President Trump’s repeated efforts to meddle with Justice Department investigations into him and his inner circle included a phone call to then acting Attorney General Matt Whitaker asking for an ally to be put in charge of the Michael Cohen probe, the New York Times reported Tuesday.
The report lays out several previously unknown episodes showcasing the private attempts by Trump and his supporters to impede the Cohen investigation as well as special counsel Robert Mueller’s Russia probe.
According to the Times, the phone call to Whitaker happened in late 2018. Trump asked Whitaker if Geoffrey Berman, the Trump-aligned U.S. attorney in Manhattan who is recused from the Cohen probe, could be put back in charge, the Times reported.
The Times said it had not found direct evidence that Whitaker had directly intervened in the investigation. The paper reported that Whitaker concluded that Berman could not be put back in control of the investigation, currently being led by a career prosecutor at the U.S. attorney’s office, since he had already recused.
However, the Times report also says that Whitaker had claimed in private conversations with associates that his DOJ role was to “jump on a grenade” for the President. After his call with the president, he reportedly told some colleagues that the prosecutors in Manhattan needed some “adult supervision.”
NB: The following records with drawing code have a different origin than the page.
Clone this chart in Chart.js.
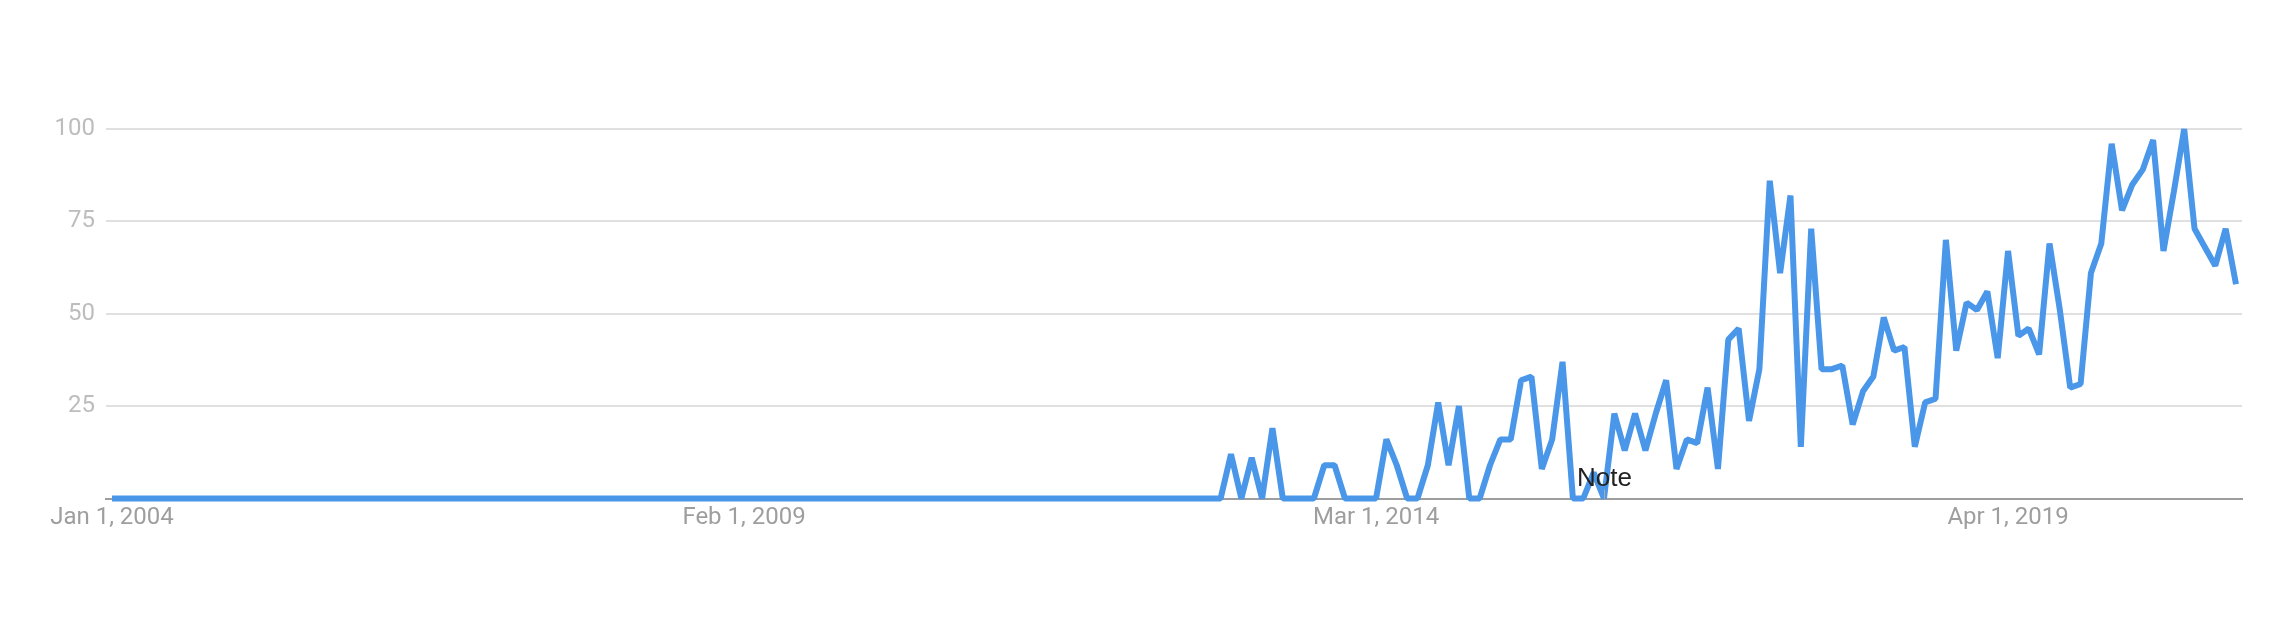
<!DOCTYPE html>
<html>
<head>
<meta charset="utf-8">
<script src="https://cdn.jsdelivr.net/npm/chart.js@4.4.1/dist/chart.umd.min.js"></script>
<style>
  html, body { margin: 0; padding: 0; background: #ffffff; }
  #wrap { width: 2294px; height: 626px; }
</style>
</head>
<body>
<div id="wrap"><canvas id="c" width="2294" height="626"></canvas></div>
<script>
// ---- data ----
const startYear = 2004;          // first month: Jan 2004
const monthCount = 206;          // Jan 2004 .. Feb 2021
const interest = [
  0,0,0,0,0,0,0,0,0,0,0,0, 0,0,0,0,0,0,0,0,0,0,0,0,
  0,0,0,0,0,0,0,0,0,0,0,0, 0,0,0,0,0,0,0,0,0,0,0,0,
  0,0,0,0,0,0,0,0,0,0,0,0, 0,0,0,0,0,0,0,0,0,0,0,0,
  0,0,0,0,0,0,0,0,0,0,0,0, 0,0,0,0,0,0,0,0,0,0,0,0,
  0,0,0,0,0,0,0,0,0,0,0,0,
  12,0,11,0,19,0,0,0,0,9,9,0,0,0,0,16,9,0,0,9,
  26,9,25,0,0,9,16,16,32,33,8,16,37,0,0,7,0,23,13,23,
  13,23,32,8,16,15,30,8,43,46,21,35,86,61,82,14,73,35,35,36,
  20,29,33,49,40,41,14,26,27,70,40,53,51,56,38,67,44,46,39,69,
  51,30,31,61,69,96,78,85,89,97,67,83,100,73,68,63,73,58
];
const tickIndices = [0, 61, 122, 183];
const tickLabels = ['Jan 1, 2004', 'Feb 1, 2009', 'Mar 1, 2014', 'Apr 1, 2019'];
const yTicks = [0, 25, 50, 75, 100];
const noteIndex = 144;
const noteText = 'Note';

const monthNames = ['Jan','Feb','Mar','Apr','May','Jun','Jul','Aug','Sep','Oct','Nov','Dec'];
const months = [];
for (let i = 0; i < monthCount; i++) {
  months.push(monthNames[i % 12] + ' ' + (startYear + Math.floor(i / 12)));
}

const points = interest.map((v, i) => ({ x: i, y: v }));

const notePlugin = {
  id: 'notePlugin',
  afterDatasetsDraw(chart) {
    const ctx = chart.ctx;
    const xs = chart.scales.x, ys = chart.scales.y;
    const px = Math.round(xs.getPixelForValue(noteIndex)) + 0.5;
    const py = ys.getPixelForValue(0);
    ctx.save();
    ctx.strokeStyle = '#aaaaaa';
    ctx.lineWidth = 1;
    ctx.beginPath();
    ctx.moveTo(px, py);
    ctx.lineTo(px, py - 9);
    ctx.stroke();
    ctx.fillStyle = '#222222';
    ctx.font = '26px "Liberation Sans", Arial, sans-serif';
    ctx.textAlign = 'center';
    ctx.textBaseline = 'alphabetic';
    ctx.fillText(noteText, px, py - 13);
    ctx.restore();
  }
};

new Chart(document.getElementById('c'), {
  type: 'line',
  data: {
    labels: months,
    datasets: [{
      label: 'Interest over time',
      data: points,
      borderColor: '#4a97ea',
      backgroundColor: '#4a97ea',
      borderWidth: 6,
      borderJoinStyle: 'bevel',
      borderCapStyle: 'butt',
      pointRadius: 0,
      tension: 0,
      fill: false,
      clip: false
    }]
  },
  options: {
    responsive: false,
    animation: false,
    devicePixelRatio: 1,
    layout: { padding: { top: 129, left: 0, right: 52, bottom: 0 } },
    plugins: { legend: { display: false }, tooltip: { enabled: false } },
    scales: {
      x: {
        type: 'linear',
        min: -0.58,
        max: monthCount - 1 + 0.58,
        afterBuildTicks: (s) => { s.ticks = tickIndices.map(v => ({ value: v })); },
        afterFit: (s) => { s.height = 127.5; },
        grid: { display: false, drawTicks: false },
        border: { display: true, color: '#9e9e9e', width: 2 },
        ticks: {
          autoSkip: false,
          maxRotation: 0,
          padding: 5,
          color: '#9e9e9e',
          font: { family: 'Roboto', size: 24 },
          callback: (v) => {
            const k = tickIndices.indexOf(v);
            return k >= 0 ? tickLabels[k] : '';
          }
        }
      },
      y: {
        min: 0,
        max: 100,
        afterBuildTicks: (s) => { s.ticks = yTicks.map(v => ({ value: v })); },
        afterFit: (s) => { s.width = 106; },
        border: { display: false },
        grid: {
          drawTicks: false,
          tickLength: 0,
          lineWidth: 2,
          color: (c) => (c.tick && c.tick.value === 0) ? '#9e9e9e' : '#e0e0e0'
        },
        ticks: {
          padding: 11,
          color: '#bdbdbd',
          font: { family: 'Roboto', size: 24 },
          callback: (v) => (v === 0 ? '' : String(v))
        }
      }
    }
  },
  plugins: [notePlugin]
});
</script>
</body>
</html>
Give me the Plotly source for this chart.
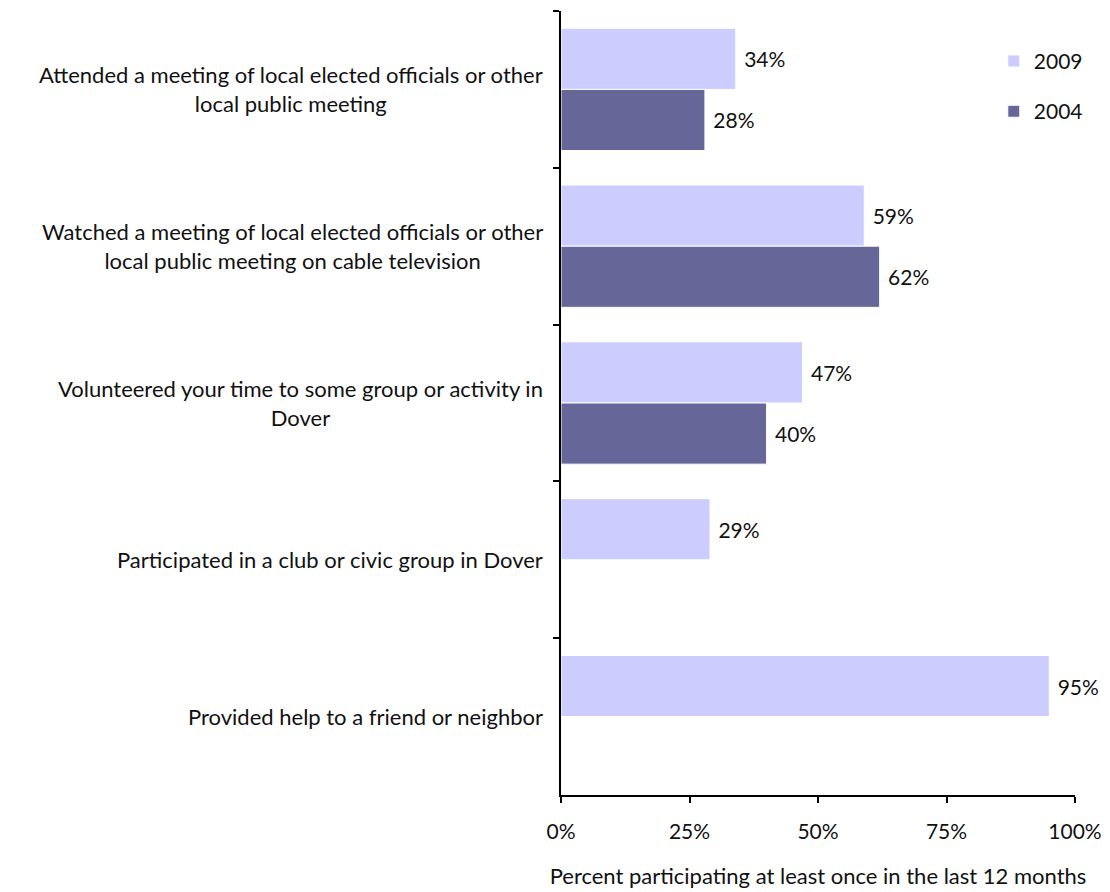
import plotly.graph_objects as go

categories = [
    "Attended a meeting of local elected officials or other<br>local public meeting",
    "Watched a meeting of local elected officials or other<br>local public meeting on cable television",
    "Volunteered your time to some group or activity in<br>Dover",
    "Participated in a club or civic group in Dover",
    "Provided help to a friend or neighbor",
]
values_2009 = [34, 59, 47, 29, 95]
values_2004 = [28, 62, 40, None, None]
x_ticks = [0, 25, 50, 75, 100]
x_tick_labels = ["0%", "25%", "50%", "75%", "100%"]

FONT = "Lato, Open Sans, sans-serif"
TXT = 22
NUM = 21

def pct(vals):
    return ["\u00a0" + f"{v}%" if v is not None else "" for v in vals]

fig = go.Figure()
fig.add_trace(go.Bar(
    y=categories, x=values_2009, orientation="h", name="2009",
    marker=dict(color="#CCCCFF", line=dict(color="white", width=1)),
    text=pct(values_2009), textposition="outside", cliponaxis=False,
    textfont=dict(size=NUM, color="#111111", family=FONT),
    legendgroup="a",
))
fig.add_trace(go.Bar(
    y=categories, x=values_2004, orientation="h", name="2004",
    marker=dict(color="#666699", line=dict(color="white", width=1)),
    text=pct(values_2004), textposition="outside", cliponaxis=False,
    textfont=dict(size=NUM, color="#111111", family=FONT),
    legendgroup="b",
))

# Category labels, centred per line, to the left of the axis
for cat in categories:
    fig.add_annotation(
        x=-0.031, xref="paper", y=cat, yref="y",
        text=cat, showarrow=False, xanchor="right", yanchor="middle",
        align="center", font=dict(size=TXT, family=FONT, color="#111111"),
    )

fig.update_layout(
    width=1110, height=892,
    margin=dict(l=561, r=35, t=11, b=97, autoexpand=False),
    paper_bgcolor="white", plot_bgcolor="white",
    font=dict(family=FONT, size=TXT, color="#111111"),
    barmode="group", bargap=0.22, bargroupgap=0.0,
    showlegend=True,
    legend=dict(
        x=0.842, y=0.962, xanchor="left", yanchor="top",
        traceorder="grouped", tracegroupgap=20,
        font=dict(size=NUM, family=FONT),
        itemwidth=30, bgcolor="rgba(0,0,0,0)",
    ),
    xaxis=dict(
        range=[0, 100], tickvals=x_ticks, ticktext=x_tick_labels,
        showgrid=False, zeroline=False, automargin=False,
        showline=True, linecolor="black", linewidth=2,
        ticks="outside", ticklen=6, tickwidth=2, tickcolor="black",
        tickfont=dict(size=NUM, family=FONT),
        ticklabelstandoff=11,
        title=dict(text="Percent participating at least once in the last 12 months",
                   font=dict(size=TXT, family=FONT), standoff=26),
    ),
    yaxis=dict(
        autorange="reversed", showgrid=False, zeroline=False, automargin=False,
        showline=True, linecolor="black", linewidth=2,
        ticks="outside", ticklen=6, tickwidth=2, tickcolor="black",
        tickson="boundaries", showticklabels=False,
    ),
)

fig.write_html("out.html")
The Justice Department and the White House declined to comment to the New York Times for the report, while Whitaker referred the Times’ inquiries to the Justice Department.
Trump was asked about his reported request regarding Berman’s recusal by the White House pool Tuesday.
“No, I don’t know who gave you that,” he said.
Even before the Times report, Democrats in Congress had floated the possibility that Whitaker may have misled them in testimony earlier this month. Whitaker at a House Judiciary Committee hearing denied previous reports that Trump had “lashed out” at him over the Cohen probe, and also denied that Trump had reached out to express dissatisfaction about the investigation. He refused to answer a question about whether he had spoken to Trump more broadly about the Cohen investigation.
A statement released by the Justice Department after the New York Times report was published said that Whitaker, who has remained at the Department after Attorney General Bill Barr was confirmed, stood by his testimony.
The full statement, attributable to @KerriKupecDOJ: pic.twitter.com/lmZ5WGomJL
— Ryan J. Reilly (@ryanjreilly) February 19, 2019
The Whitaker phone call is just one of many episodes of attempted interference highlighted in Tuesday’s New York Times report.
Trump also discussed the Cohen probe with Deputy Attorney General Rod Rosenstein, and after the April FBI raid, the President recounted to associates that Rosenstein had told him that the probe wasn’t aimed at the President since it was focused on Cohen’s business dealings, the Times reported. Trump has since wondered to associates whether that assurance was just an attempt by Rosenstein to calm him down, according to the Times.
But even earlier, from when the Russia investigation first started gaining traction, Trump and his allies engaged in private interference attempts that tracked with his public bashing of Mueller.
When scrutiny grew over White House’s handling of false claims about ex-National Security Advisor Mike Flynn’s contacts with Russians, Trump told his to tell the media that the President himself asked for Flynn’s resignation, according to the report. Trump appeared to get the idea from comments then-Speaker Paul Ryan made, quoted to him by an advisor, indicating that it was Trump’s decision, according to the Times.
But the fallout continued. According to the Times, when then White House press secretary Sean Spicer stepped in front of the media to explain the resignation decision, his comments to the press were so error-laden, that White House lawyers compiled a memo of all the false things Spicer said. The record was never publicly corrected by the White House.
Trump had thought firing Flynn, and later former FBI Director James Comey, would end the pressure of the Russia probe. But those moves only exacerbated it, with the appointment of Mueller after Comey’s firing. Trump turned his ire towards his Attorney General Jeff Sesssion, who was recused from the investigations.
While he ultimately did not oust Sessions — very publicly, by Tweet —until November 2018, during the summer of 2017 Trump repeatedly sought to privately push him out. He even asked his former campaign chairman Corey Lewandowski, to pressure Sessions to resign, the Times reported, adding that Lewandowski did not act on the request.